We have about $30 million availability under our revolver today. Again our revolver capacity is $345 million. At year-end we’re at $246 million that would be under both term loan A and the revolver itself. So we would have $244 million in the revolver as of year-end. Be slightly higher than that as of today.

Bob Simonson - William Blair

Now was there also something with you could increase the $345 if needed?

Robert J. Vold

The $345 has an accordion provision. However, we cannot invoke that while term loan B, which is the Overton’s term loan, when that’s outstanding.

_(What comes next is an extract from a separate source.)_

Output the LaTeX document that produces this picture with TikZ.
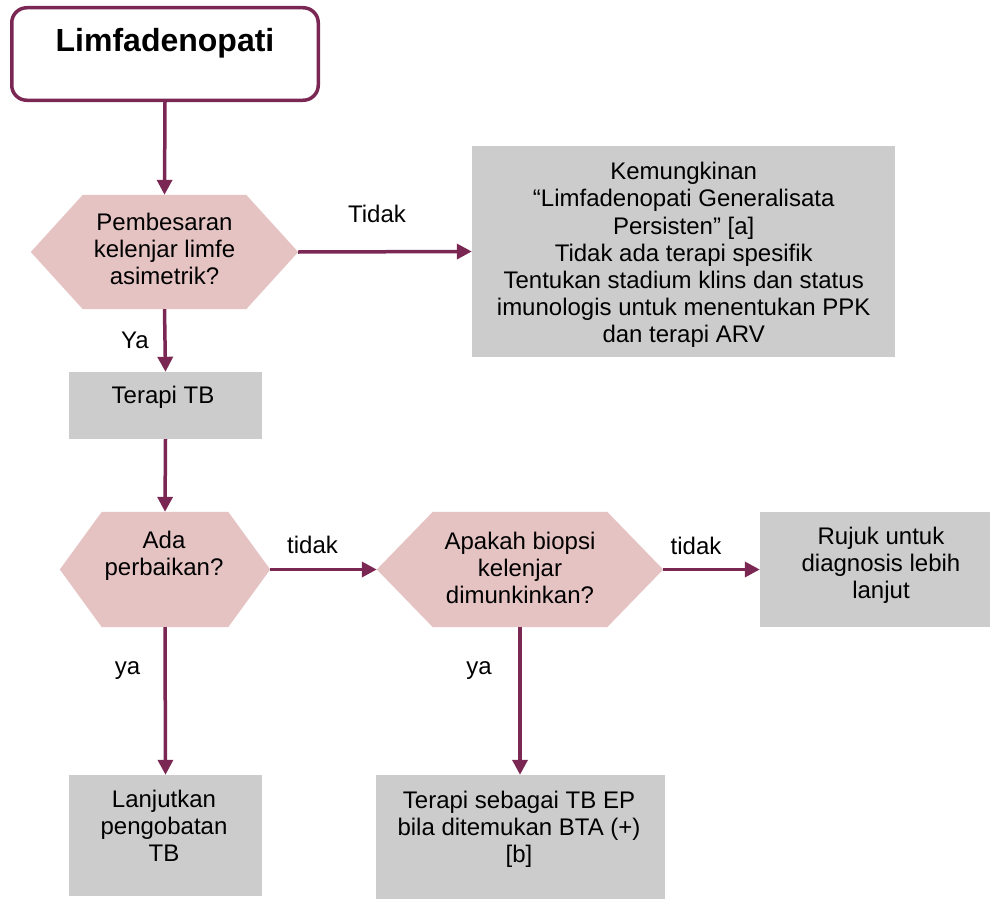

Bob Simonson - William Blair

If your 2008 results and your internal expectations prove reasonably accurate, can you give a guess as to how many stores you might have next year?

Mark R. Baker

Bob, what we would probably look to do is somewhat similar to what we’ve done this year. We’ve got a number of stores that are coming up on their lease provisions, a couple of them, but one or two replacements is what we have been and probably traditionally will do and there are a couple of other stores that we’ll look to in the markets, but it will be similar growth.

Bob Simonson - William Blair

And you have talked on a number of occasions even before Overton’s of the southern strategy hopefully moderating the losses in the first and second quarters and ultimately getting to some profits at least in the second quarter? Is that in this difficult environment still an expectation for 2008?